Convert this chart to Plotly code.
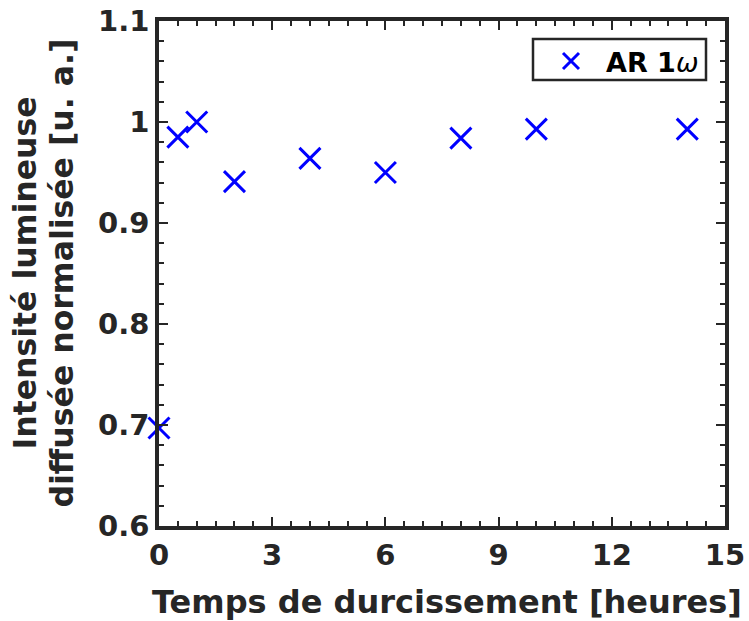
import plotly.graph_objects as go

# Data
time_hours = [0, 0.5, 1, 2, 4, 6, 8, 10, 14]
intensity = [0.697, 0.985, 1.0, 0.941, 0.964, 0.950, 0.984, 0.993, 0.993]
x_ticks = [0, 3, 6, 9, 12, 15]
y_ticks = [0.6, 0.7, 0.8, 0.9, 1.0, 1.1]
y_tick_labels = ["0.6", "0.7", "0.8", "0.9", "1", "1.1"]
y_label_lines = ["Intensité lumineuse", "diffusée normalisée [u. a.]"]
x_label = "Temps de durcissement [heures]"

AX = "#262626"
FONT = "DejaVu Sans"
W, H = 749, 621
L, R, T, B = 159, 24, 21, 95
PW = W - L - R
PH = H - T - B


def px_to_paper_x(px):
    return (px - L) / PW


def px_to_paper_y(py):
    return (H - B - py) / PH


fig = go.Figure()
fig.add_trace(go.Scatter(
    x=time_hours, y=intensity, mode="markers",
    name='AR 1<span style="font-weight:normal"><i>ω</i></span>',
    marker=dict(symbol="x-thin", size=21, color="blue",
                line=dict(color="blue", width=3)),
    cliponaxis=False,
))

# legend frame
fig.add_shape(
    type="rect", xref="paper", yref="paper",
    x0=px_to_paper_x(533), x1=px_to_paper_x(706),
    y0=px_to_paper_y(80), y1=px_to_paper_y(39),
    line=dict(color=AX, width=2.5), fillcolor="white", layer="below",
)

fig.update_layout(
    width=W, height=H,
    margin=dict(l=L, r=R, t=T, b=B),
    paper_bgcolor="white", plot_bgcolor="white",
    font=dict(family=FONT, size=29, color=AX, weight="bold"),
    showlegend=True,
    legend=dict(x=px_to_paper_x(704), y=px_to_paper_y(37), xanchor="right", yanchor="top",
                borderwidth=0, bgcolor="rgba(0,0,0,0)",
                font=dict(family=FONT, size=27, color="black", weight="bold"),
                itemwidth=60),
)

fig.update_xaxes(
    range=[0, 15], tickvals=x_ticks, showgrid=False, zeroline=False,
    automargin=False,
    showline=True, linecolor=AX, linewidth=3.5, mirror="allticks",
    ticks="inside", ticklen=9, tickwidth=2, tickcolor=AX,
    tickfont=dict(family=FONT, size=29, color=AX, weight="bold"),
    minor=dict(ticks="inside", dtick=0.5, ticklen=5, tickwidth=2, tickcolor=AX, showgrid=False),
)
fig.update_yaxes(
    range=[0.6, 1.1], tickvals=y_ticks, ticktext=y_tick_labels,
    showgrid=False, zeroline=False, automargin=False,
    showline=True, linecolor=AX, linewidth=3.5, mirror="allticks",
    ticks="inside", ticklen=9, tickwidth=2, tickcolor=AX,
    tickfont=dict(family=FONT, size=29, color=AX, weight="bold"),
    minor=dict(ticks="inside", dtick=0.02, ticklen=5, tickwidth=2, tickcolor=AX, showgrid=False),
)

# x-axis label
fig.add_annotation(
    text=x_label, showarrow=False,
    xref="paper", yref="paper", x=px_to_paper_x(447), y=px_to_paper_y(602),
    xanchor="center", yanchor="middle",
    font=dict(family=FONT, size=32, color=AX, weight="bold"),
)

# y-axis label (two lines)
for txt, cx in zip(y_label_lines, [24, 61]):
    fig.add_annotation(
        text=txt, textangle=-90, showarrow=False,
        xref="paper", yref="paper", x=px_to_paper_x(cx), y=0.5,
        xanchor="center", yanchor="middle",
        font=dict(family=FONT, size=31.5, color=AX, weight="bold"),
    )

fig.write_html(
    "out.html",
    config={"displayModeBar": False},
    post_script="document.body.style.margin='0';document.body.style.overflow='hidden';",
)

*Exercise aim*
Quote the data above in full and without alteration; skip the pictures.

*Result*
Convert this chart to Plotly code.
import plotly.graph_objects as go

# Data
time_hours = [0, 0.5, 1, 2, 4, 6, 8, 10, 14]
intensity = [0.697, 0.985, 1.0, 0.941, 0.964, 0.950, 0.984, 0.993, 0.993]
x_ticks = [0, 3, 6, 9, 12, 15]
y_ticks = [0.6, 0.7, 0.8, 0.9, 1.0, 1.1]
y_tick_labels = ["0.6", "0.7", "0.8", "0.9", "1", "1.1"]
y_label_lines = ["Intensité lumineuse", "diffusée normalisée [u. a.]"]
x_label = "Temps de durcissement [heures]"

AX = "#262626"
FONT = "DejaVu Sans"
W, H = 749, 621
L, R, T, B = 159, 24, 21, 95
PW = W - L - R
PH = H - T - B


def px_to_paper_x(px):
    return (px - L) / PW


def px_to_paper_y(py):
    return (H - B - py) / PH


fig = go.Figure()
fig.add_trace(go.Scatter(
    x=time_hours, y=intensity, mode="markers",
    name='AR 1<span style="font-weight:normal"><i>ω</i></span>',
    marker=dict(symbol="x-thin", size=21, color="blue",
                line=dict(color="blue", width=3)),
    cliponaxis=False,
))

# legend frame
fig.add_shape(
    type="rect", xref="paper", yref="paper",
    x0=px_to_paper_x(533), x1=px_to_paper_x(706),
    y0=px_to_paper_y(80), y1=px_to_paper_y(39),
    line=dict(color=AX, width=2.5), fillcolor="white", layer="below",
)

fig.update_layout(
    width=W, height=H,
    margin=dict(l=L, r=R, t=T, b=B),
    paper_bgcolor="white", plot_bgcolor="white",
    font=dict(family=FONT, size=29, color=AX, weight="bold"),
    showlegend=True,
    legend=dict(x=px_to_paper_x(704), y=px_to_paper_y(37), xanchor="right", yanchor="top",
                borderwidth=0, bgcolor="rgba(0,0,0,0)",
                font=dict(family=FONT, size=27, color="black", weight="bold"),
                itemwidth=60),
)

fig.update_xaxes(
    range=[0, 15], tickvals=x_ticks, showgrid=False, zeroline=False,
    automargin=False,
    showline=True, linecolor=AX, linewidth=3.5, mirror="allticks",
    ticks="inside", ticklen=9, tickwidth=2, tickcolor=AX,
    tickfont=dict(family=FONT, size=29, color=AX, weight="bold"),
    minor=dict(ticks="inside", dtick=0.5, ticklen=5, tickwidth=2, tickcolor=AX, showgrid=False),
)
fig.update_yaxes(
    range=[0.6, 1.1], tickvals=y_ticks, ticktext=y_tick_labels,
    showgrid=False, zeroline=False, automargin=False,
    showline=True, linecolor=AX, linewidth=3.5, mirror="allticks",
    ticks="inside", ticklen=9, tickwidth=2, tickcolor=AX,
    tickfont=dict(family=FONT, size=29, color=AX, weight="bold"),
    minor=dict(ticks="inside", dtick=0.02, ticklen=5, tickwidth=2, tickcolor=AX, showgrid=False),
)

# x-axis label
fig.add_annotation(
    text=x_label, showarrow=False,
    xref="paper", yref="paper", x=px_to_paper_x(447), y=px_to_paper_y(602),
    xanchor="center", yanchor="middle",
    font=dict(family=FONT, size=32, color=AX, weight="bold"),
)

# y-axis label (two lines)
for txt, cx in zip(y_label_lines, [24, 61]):
    fig.add_annotation(
        text=txt, textangle=-90, showarrow=False,
        xref="paper", yref="paper", x=px_to_paper_x(cx), y=0.5,
        xanchor="center", yanchor="middle",
        font=dict(family=FONT, size=31.5, color=AX, weight="bold"),
    )

fig.write_html(
    "out.html",
    config={"displayModeBar": False},
    post_script="document.body.style.margin='0';document.body.style.overflow='hidden';",
)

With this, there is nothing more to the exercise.